Systems of Control doesn’t pick up on that directly. Indeed, if you’ve not read the first volume the disturbing undertone will be entirely absent as Jordan comes up with a fantastic idea to occupy the first chapter. The problem at hand is a gun that shoots bullets that disappear only to re-appear at a selected time and place. It’s the perfect weapon for assassination, and it’s put to good use. As the second chapter rolls out, it becomes clearer that despite a variety of missions, Deep State isn’t intended as an ongoing series, but something finite in eight chapters, each building on what’s come before.

Much the same applies to the art is it did in Darker Side of the Moon. Ariela Kristantina can lay out a page, but not always imaginatively. A scratchy loose style leaves many figures and faces looking unfinished, and her expressions don’t always convey what they should.

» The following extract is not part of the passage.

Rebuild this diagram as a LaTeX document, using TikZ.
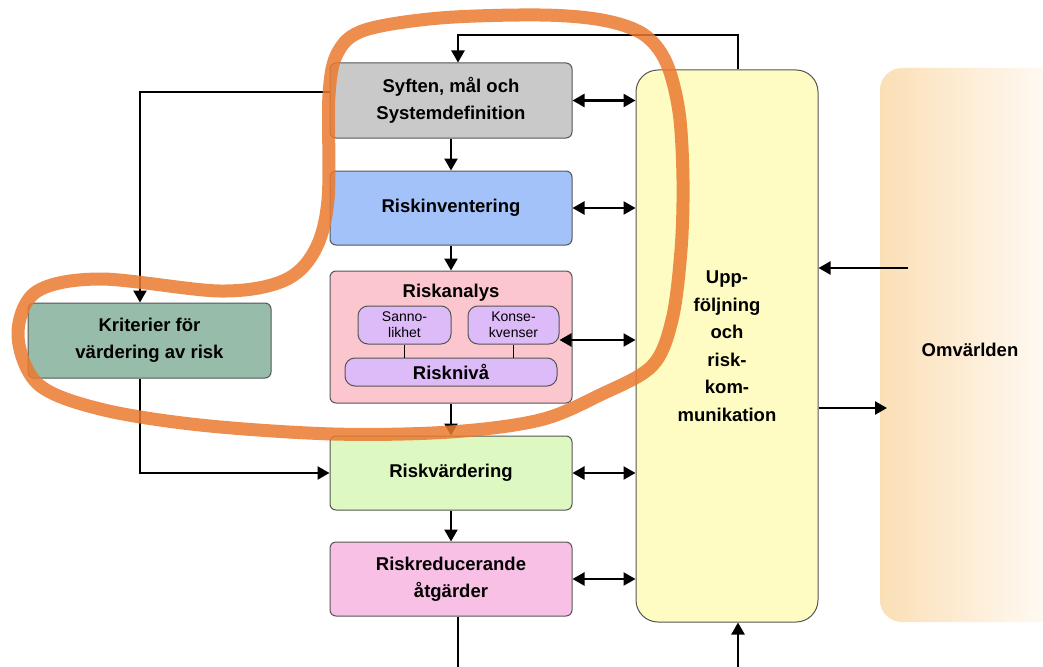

The people are there, but there’s no clue as to what they feel.

For a series of stories dealing with urban myths and conspiracy theories, introducing President Kennedy’s assassin is a little too obvious, but for the remainder of the content Jordan keeps us guessing until the end about Control, who might be involved and their motivations. It’s delivered at such a pace that you don’t stop to think about the revelations until after being dragged to the finish line, and then some lapses of logic begin to occur. Still, there’s mystery and entertainment and this time the twists compensate to a greater degree than in the opening book. Jordan leaves the door open for a sequel, but that looks increasingly unlikely as years pass.